One main thing that you might be concerned about when buying a used car instead of a new one, however, is the possibility that there is a mechanical issue or another problem that will cost you later on down the line. It's a smart idea to hire a mechanic to perform a vehicle inspection on the car before you take it home; these are a few reasons why.
Not All Problems Show Up Right Away
Obviously, before you purchase a used car, it is always a good idea to test drive it and to look it over carefully yourself. You should listen for any noises that sound as if there is something wrong with the car, and you should make sure that it handles, accelerates and stops smoothly. It is also a good idea to take a look at the body and underneath the hood of the car.
Although taking these steps can help clue you in to a potential problem with the vehicle, you should know that not all problems show up right away, especially to someone who does not know much about cars. Luckily, an experienced mechanic will know what to look for and can help clue you in to any problems that you might not be aware of.

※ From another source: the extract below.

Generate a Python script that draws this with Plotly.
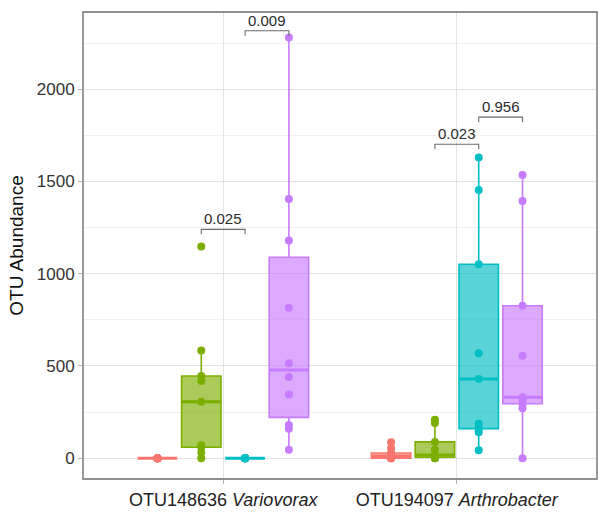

Some Sellers are Good at Covering Things Up
Although you might want to think that your dealership would never sell you a lemon on purpose, you should know that some dealerships are good at covering things up. For example, some dealerships wash and even repaint cars to cover up rust and other potentially serious issues. A mechanic will know how to spot things that might have been covered up.
There May Not Be a Warranty
Although a newer, certified used car from a big-name dealership might come with a warranty, many other used cars do not. This means that if you don't catch the problem now, you will probably be the one on the hook to pay for it later. It is better to find out now rather than after you have signed on the dotted line.